In general terms, the Hybrid-BioVGE technology has the potential for a remarkable impact on the decentralised building energy practice. Boosting the deployment of renewable energy systems to the space heating and cooling market is now an important issue, affecting decision making in the building sector. The technology developed under this project complies with future requirements in this area. The proposed system will be welcomed by engineering firms, building construction and building services industry, who seek a sustainable and cost-effective approach to indoor heating and cooling. It will be also welcomed by the end user because of the corresponding reduced operating costs. In the EU, a few hundreds of thousands of new homes are built each year and as such the total market potential is unquestionable. Any share in the use of the Hybrid-BioVGE technology will lead to a dramatic reduction in energy consumption for heating and cooling, traditionally supplied by gas boilers and conventional air-conditioners. Successful conclusion of the project could lead to the creation of new job opportunities within the EU and other countries.

The activities described in this proposal will directly contribute to the technology developments foreseen in the call “LC-SC3-RES-5-2018: Increased performance of technologies for local heating and cooling solutions” in terms of its technical context. The Hybrid-BioVGE project, to be developed within H2020/Building a Low-Carbon, Climate Resilient Future focus area, will make available a new affordable renewable energy space heating and cooling system by the hybridisation of solar and biomass resources, enabling the efficient integration of unconventional technologies, such as variable geometry ejector chiller and phase change material thermal energy storage, with more conventional ones, including solar thermal collectors and biomass boilers. It will also make available automated control, monitoring and simulation/design tools. The proposed work programme is specifically designed to meet all the relevant expected impacts required in the call. There are also other relevant side-impacts, such as environmental, innovation and social.

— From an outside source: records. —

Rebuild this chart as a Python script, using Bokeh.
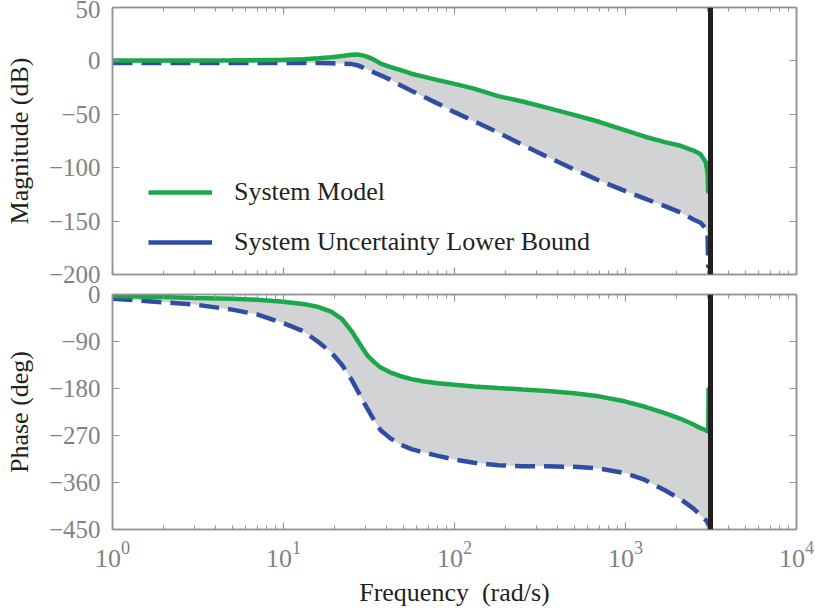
from bokeh.plotting import figure
from bokeh.models import (LogAxis, LinearAxis, LogTicker, FixedTicker, Span,
                          Legend, LegendItem, Range1d)
from bokeh.layouts import column
from bokeh.embed import file_html
from bokeh.resources import INLINE

# ---------------- data ----------------
freq = [1, 2, 3, 5, 7, 10, 13, 16, 19, 22, 25, 27, 29, 31, 34, 37, 42, 48, 56,
        65, 80, 100, 130, 180, 250, 350, 500, 700, 1000, 1300, 1700, 2100,
        2500, 2750, 2950, 3020, 3046, 3060, 3141.6]
mag_model = [0.3, 0.3, 0.4, 0.5, 0.7, 1.0, 1.6, 2.4, 3.4, 4.6, 5.7, 6.0, 5.2,
             3.8, 1.0, -2.5, -5.5, -8.5, -12, -14.5, -18, -21.5, -26, -33,
             -38, -44, -50.5, -57, -65, -71, -76, -79.5, -84, -87.5, -95,
             -105, -123, -123, -123]
mag_lower = [-2, -2, -2, -2, -2, -2, -2, -2, -2.2, -2.5, -3, -4, -6, -8, -11,
             -13.5, -17.5, -22.5, -28, -33, -40, -48, -56.5, -67, -78.5, -90,
             -101.5, -112, -122, -129, -136, -142, -148.5, -151.5, -157, -162,
             -193, -193, -193]
phase_model = [-3, -5, -6.5, -8, -10, -14, -18, -24, -33, -47, -70, -87, -103,
               -117, -130, -140, -149, -156, -162, -166, -170, -173, -176,
               -179, -182, -185, -189, -195, -205, -215, -227, -238, -249,
               -256, -260, -262, -264, -180, -180]
phase_lower = [-8, -15, -19, -29, -38, -55, -70, -91, -111, -135, -163, -183,
               -202, -219, -242, -260, -275, -287, -296, -302, -309, -316,
               -322, -327, -329, -329, -330, -333, -342, -355, -375, -392,
               -410, -423, -432, -437, -440, -442, -443]
nyquist = 3141.6
mag_ticks = [-200, -150, -100, -50, 0, 50]
phase_ticks = [-450, -360, -270, -180, -90, 0]
series_labels = ["System Model", "System Uncertainty Lower Bound"]

# ---------------- style ----------------
GREEN = "#1ba84b"
BLUE = "#2f4da2"
FILL = "#d1d3d4"
BLACK = "#231f20"
AXIS = "#939598"
TICKLAB = "#808285"
FONT = "Liberation Serif"
W = 815


def minus_labels(ticks):
    return {t: str(t).replace("-", "\u2212") for t in ticks}


def style_axis(ax, labels=True, minor=False, size="25px"):
    ax.axis_line_color = AXIS
    ax.axis_line_width = 1.5
    ax.major_tick_line_color = AXIS
    ax.major_tick_line_width = 1.2
    ax.major_tick_in = 7
    ax.major_tick_out = 0
    if minor:
        ax.minor_tick_line_color = AXIS
        ax.minor_tick_line_width = 1.0
        ax.minor_tick_in = 4
        ax.minor_tick_out = 0
    else:
        ax.minor_tick_line_color = None
    ax.major_label_text_font = FONT
    ax.major_label_text_color = TICKLAB
    ax.axis_label_text_font = FONT
    ax.axis_label_text_font_style = "normal"
    ax.axis_label_text_color = BLACK
    ax.axis_label_text_font_size = "26px"
    if labels:
        ax.major_label_text_font_size = size
        ax.major_label_standoff = 12
    else:
        ax.major_label_text_font_size = "1px"
        ax.major_label_text_alpha = 0
        ax.major_label_standoff = 0


def make_panel(height, top, bottom, yr, yticks, ylabel, model, lower, xlabel):
    p = figure(width=W, height=height, x_axis_type="log",
               x_range=Range1d(1, 10000), y_range=Range1d(*yr),
               output_backend="svg", toolbar_location=None,
               min_border_left=112, min_border_right=19,
               min_border_top=top, min_border_bottom=bottom)
    p.xgrid.visible = False
    p.ygrid.visible = False
    p.outline_line_color = AXIS
    p.outline_line_width = 1.5
    p.background_fill_color = "white"
    p.border_fill_color = "white"

    xa = p.xaxis[0]
    xa.ticker = LogTicker(desired_num_ticks=5, num_minor_ticks=10)
    style_axis(xa, labels=xlabel is not None, minor=True, size="26px")
    if xlabel:
        xa.axis_label = xlabel
        xa.axis_label_standoff = 8
    ya = p.yaxis[0]
    ya.ticker = FixedTicker(ticks=yticks)
    style_axis(ya, labels=True)
    ya.major_label_overrides = minus_labels(yticks)
    ya.axis_label = ylabel
    ya.axis_label_standoff = 12

    top_ax = LogAxis(ticker=LogTicker(desired_num_ticks=5, num_minor_ticks=10))
    style_axis(top_ax, labels=False, minor=True)
    p.add_layout(top_ax, "above")
    right_ax = LinearAxis(ticker=FixedTicker(ticks=yticks))
    style_axis(right_ax, labels=False)
    p.add_layout(right_ax, "right")

    p.varea(x=freq, y1=lower, y2=model, fill_color=FILL)
    p.line(freq, lower, line_color=BLUE, line_width=4.5, line_dash="20 9")
    p.line(freq, model, line_color=GREEN, line_width=4.5)
    p.add_layout(Span(location=nyquist, dimension="height",
                      line_color=BLACK, line_width=5))
    return p


p1 = make_panel(284, 7, 10, (-200, 50), mag_ticks, "Magnitude (dB)",
                mag_model, mag_lower, None)
p2 = make_panel(327, 10, 82, (-450, 0), phase_ticks, "Phase (deg)",
                phase_model, phase_lower, "Frequency \u00a0(rad/s)")

# legend with solid samples (hidden renderers, used only for the key)
g_leg = p1.line(freq, mag_model, line_color=GREEN, line_width=4.5,
                visible=False)
b_leg = p1.line(freq, mag_lower, line_color=BLUE, line_width=4.5,
                visible=False)
legend = Legend(items=[LegendItem(label=series_labels[0], renderers=[g_leg]),
                       LegendItem(label=series_labels[1], renderers=[b_leg])],
                location=(36, 17), padding=0, margin=0,
                border_line_color=None, background_fill_alpha=0,
                glyph_width=64, glyph_height=26, label_height=26,
                label_standoff=22, spacing=20,
                label_text_font=FONT, label_text_font_size="26px",
                label_text_color=BLACK)
p1.add_layout(legend)

layout = column(p1, p2, spacing=0)
open("out.html", "w").write(file_html(layout, INLINE))
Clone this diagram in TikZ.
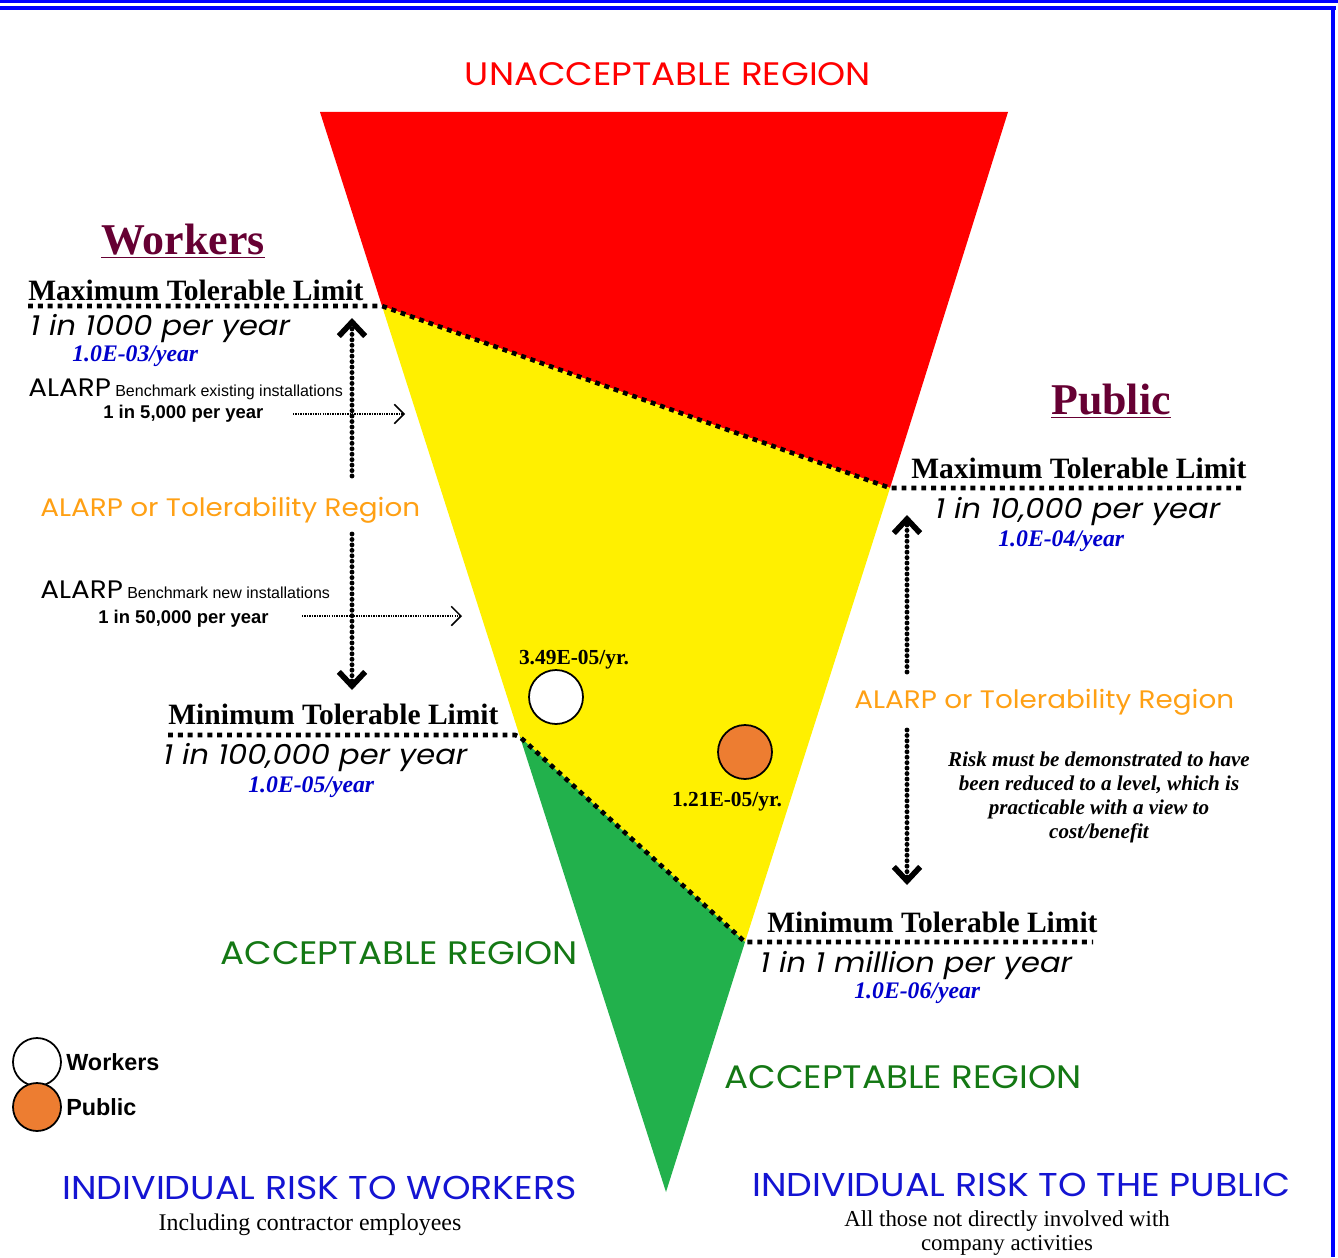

The expected impacts required in the call are “a significant performance increase, in the order of 10-20%, in terms of available heat/cold or to a reduction in the investment and operation costs or to a combination of both aspects, reducing the dependence on fossil energy for heat and cooling in buildings”. The proposed project will generate these impacts as described below:

Significant performance increase, in the order of 10-20% of available heat/cold

The proposed project will increase cooling cycle performance, overall system performance and solar fraction compared to existing solutions. This will lead to an improved yearly energy usage by 20 percent. Fixed geometry ejector cooling cycles operate with COP about 0.2-0.3 under design conditions, and considerably poorer under variable operating conditions. Users reported that solar driven absorption chiller operate with lower COPs than the manufacturer’s specification [21]. The variable geometry ejector cycle will help to overcome these problems by increasing cooling cycle COP up to 0.5, and by producing cooling at lower generator temperatures (variable, off- design operating conditions). Solar fraction will be improved by intelligent control with weather forecast features and compact PCM thermal energy storage. During the cooling season it is expected to be as high as 90%. For the heating season, in sunny locations, the solar fraction for heating will be higher than 60%, while in typical central European climate, higher than 40%. Energy performance will also be considerably increased by the development of an integrated solution. The automatic fault detection features of the control system will reduce shutdown periods and maintenance time.

Significant decrease of the investment and operation cost

About 50% of the capital cost in solar cooling/heating installations are given by the cost of the chiller and the solar collector field. Saving on these two particular components will have a direct impact on the capital cost of the Hybrid- BioVGE system. In combination with the innovative use of nano-particles in heat pipes and reducing mounting and connections costs will lead to saving of the collector cost by 20%. The use of the ejector cooling cycle, instead of an absorption chiller will also generate a saving of about 50% in this component. High level of system integration and increased compactness e.g. for the thermal energy storage will also contribute to investment cost reduction of about 15%. It is expected to total investment cost will reduce by about 20-30% when compared to a similar capacity solar driven absorption chiller (3.5€/W_cold, 1€/W_heat).

Operating costs will be considerably lower than existing air-conditioning systems. It is expected that operational cost will remain below 0.04 euros/kWh for cooling and 0.01 euros/ kWh heating with the Hybrid-BioVGE system when running on solar energy. With high solar fraction this will have a high impact on the annual savings. It is also expected that the biomass boiler will use local low-cost resources, therefore operating cost can be further reduced. Further reduction in the operating expenses will be provided by system increased compactness (reduced hydraulic losses); improved year-round solar energy utilization by integration (e.g. heating/cooling, DHW, pool heating); expanded life time; and improved control unit.

Reduction of the dependence on fossil energy for heating and cooling in buildings

It is expected that 95% of the energy needed to run the Hybrid-BioVGE system will supplied by renewable sources (solar radiation and biomass), therefore the deployment of the proposed technology will significantly contribute to the dependence of fossil fuels for thermal control of buildings.